START Information provided

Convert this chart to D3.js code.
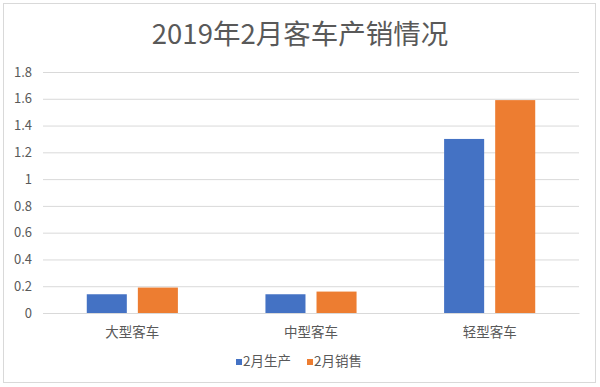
<!DOCTYPE html>
<html><head><meta charset="utf-8">
<script src="https://cdn.jsdelivr.net/npm/d3@7"></script>
<style>body{margin:0;background:#fff}svg{display:block}text{font-family:"Noto Sans CJK SC","Noto Sans",sans-serif;fill:#595959}</style>
</head><body><svg id="c" width="600" height="387"></svg>
<script>
const title = "2019年2月客车产销情况";
const categories = ["大型客车", "中型客车", "轻型客车"];
const seriesNames = ["2月生产", "2月销售"];
const production = [0.14, 0.14, 1.30];
const sales = [0.19, 0.16, 1.59];
const yTicks = [0, 0.2, 0.4, 0.6, 0.8, 1, 1.2, 1.4, 1.6, 1.8];
const colors = ["#4472C4", "#ED7D31"];

const svg = d3.select("#c");
svg.append("rect").attr("x",3.5).attr("y",3.5).attr("width",592).attr("height",379)
  .attr("fill","#fff").attr("stroke","#d9d9d9");

const L=43, R=579, T=72, B=313;
const x0 = d3.scaleBand().domain(categories).range([L,R]).padding(0);
const bw = x0.bandwidth();
const x1 = d3.scaleBand().domain(seriesNames).range([bw*0.245, bw*0.755]).paddingInner(0.216);
const y = d3.scaleLinear().domain([0,1.8]).range([B,T]);

const yAxis = d3.axisLeft(y).tickValues(yTicks).tickSize(-(R-L)).tickPadding(11).tickFormat(d=>String(d));
const gy = svg.append("g").attr("transform",`translate(${L},0)`).call(yAxis);
gy.select(".domain").remove();
gy.selectAll(".tick line").attr("stroke","#d9d9d9");
gy.selectAll(".tick text").attr("font-size",13).attr("fill","#595959");

const table = categories.map((c,i)=>({cat:c, vals:[production[i], sales[i]]}));
const g = svg.append("g").selectAll("g").data(table).join("g")
  .attr("transform",d=>`translate(${x0(d.cat)},0)`);
g.selectAll("rect").data(d=>d.vals.map((v,j)=>({s:seriesNames[j],v,j}))).join("rect")
  .attr("x",d=>x1(d.s)).attr("width",x1.bandwidth())
  .attr("y",d=>y(d.v)).attr("height",d=>B-y(d.v)).attr("fill",d=>colors[d.j]);

const xAxis = d3.axisBottom(x0).tickSize(0).tickPadding(14);
const gx = svg.append("g").attr("transform",`translate(0,${B})`).call(xAxis);
gx.select(".domain").attr("stroke","#d9d9d9");
gx.selectAll(".tick text").attr("font-size",13.5).attr("fill","#595959");

svg.append("text").attr("x",300).attr("y",44).attr("text-anchor","middle")
  .attr("font-size",27.5).text(title);

const leg = svg.append("g").attr("transform","translate(236,366)");
const items = leg.selectAll("g").data(seriesNames).join("g")
  .attr("transform",(d,i)=>`translate(${i*71},0)`);
items.append("rect").attr("x",0).attr("y",-7).attr("width",6).attr("height",6).attr("fill",(d,i)=>colors[i]);
items.append("text").attr("x",7).attr("y",0).attr("font-size",13.5).text(d=>d);
</script></body></html>
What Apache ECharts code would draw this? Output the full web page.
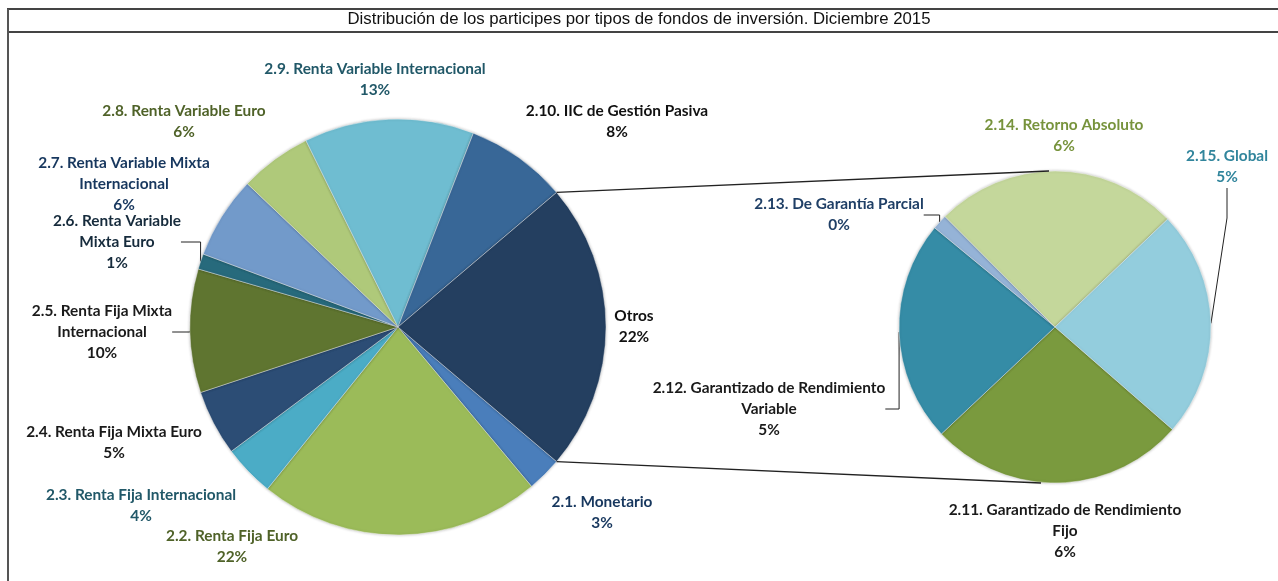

END Information provided

**Directions for this task:** Pictures in the records should not appear in your copy, but everything else must be transcribed exactly.

**Reply:**
Convert this chart to D3.js code.
<!DOCTYPE html>
<html><head><meta charset="utf-8">
<script src="https://cdn.jsdelivr.net/npm/d3@7"></script>
<style>body{margin:0;background:#fff}svg{display:block}text{font-family:"Noto Sans CJK SC","Noto Sans",sans-serif;fill:#595959}</style>
</head><body><svg id="c" width="600" height="387"></svg>
<script>
const title = "2019年2月客车产销情况";
const categories = ["大型客车", "中型客车", "轻型客车"];
const seriesNames = ["2月生产", "2月销售"];
const production = [0.14, 0.14, 1.30];
const sales = [0.19, 0.16, 1.59];
const yTicks = [0, 0.2, 0.4, 0.6, 0.8, 1, 1.2, 1.4, 1.6, 1.8];
const colors = ["#4472C4", "#ED7D31"];

const svg = d3.select("#c");
svg.append("rect").attr("x",3.5).attr("y",3.5).attr("width",592).attr("height",379)
  .attr("fill","#fff").attr("stroke","#d9d9d9");

const L=43, R=579, T=72, B=313;
const x0 = d3.scaleBand().domain(categories).range([L,R]).padding(0);
const bw = x0.bandwidth();
const x1 = d3.scaleBand().domain(seriesNames).range([bw*0.245, bw*0.755]).paddingInner(0.216);
const y = d3.scaleLinear().domain([0,1.8]).range([B,T]);

const yAxis = d3.axisLeft(y).tickValues(yTicks).tickSize(-(R-L)).tickPadding(11).tickFormat(d=>String(d));
const gy = svg.append("g").attr("transform",`translate(${L},0)`).call(yAxis);
gy.select(".domain").remove();
gy.selectAll(".tick line").attr("stroke","#d9d9d9");
gy.selectAll(".tick text").attr("font-size",13).attr("fill","#595959");

const table = categories.map((c,i)=>({cat:c, vals:[production[i], sales[i]]}));
const g = svg.append("g").selectAll("g").data(table).join("g")
  .attr("transform",d=>`translate(${x0(d.cat)},0)`);
g.selectAll("rect").data(d=>d.vals.map((v,j)=>({s:seriesNames[j],v,j}))).join("rect")
  .attr("x",d=>x1(d.s)).attr("width",x1.bandwidth())
  .attr("y",d=>y(d.v)).attr("height",d=>B-y(d.v)).attr("fill",d=>colors[d.j]);

const xAxis = d3.axisBottom(x0).tickSize(0).tickPadding(14);
const gx = svg.append("g").attr("transform",`translate(0,${B})`).call(xAxis);
gx.select(".domain").attr("stroke","#d9d9d9");
gx.selectAll(".tick text").attr("font-size",13.5).attr("fill","#595959");

svg.append("text").attr("x",300).attr("y",44).attr("text-anchor","middle")
  .attr("font-size",27.5).text(title);

const leg = svg.append("g").attr("transform","translate(236,366)");
const items = leg.selectAll("g").data(seriesNames).join("g")
  .attr("transform",(d,i)=>`translate(${i*71},0)`);
items.append("rect").attr("x",0).attr("y",-7).attr("width",6).attr("height",6).attr("fill",(d,i)=>colors[i]);
items.append("text").attr("x",7).attr("y",0).attr("font-size",13.5).text(d=>d);
</script></body></html>
What Apache ECharts code would draw this? Output the full web page.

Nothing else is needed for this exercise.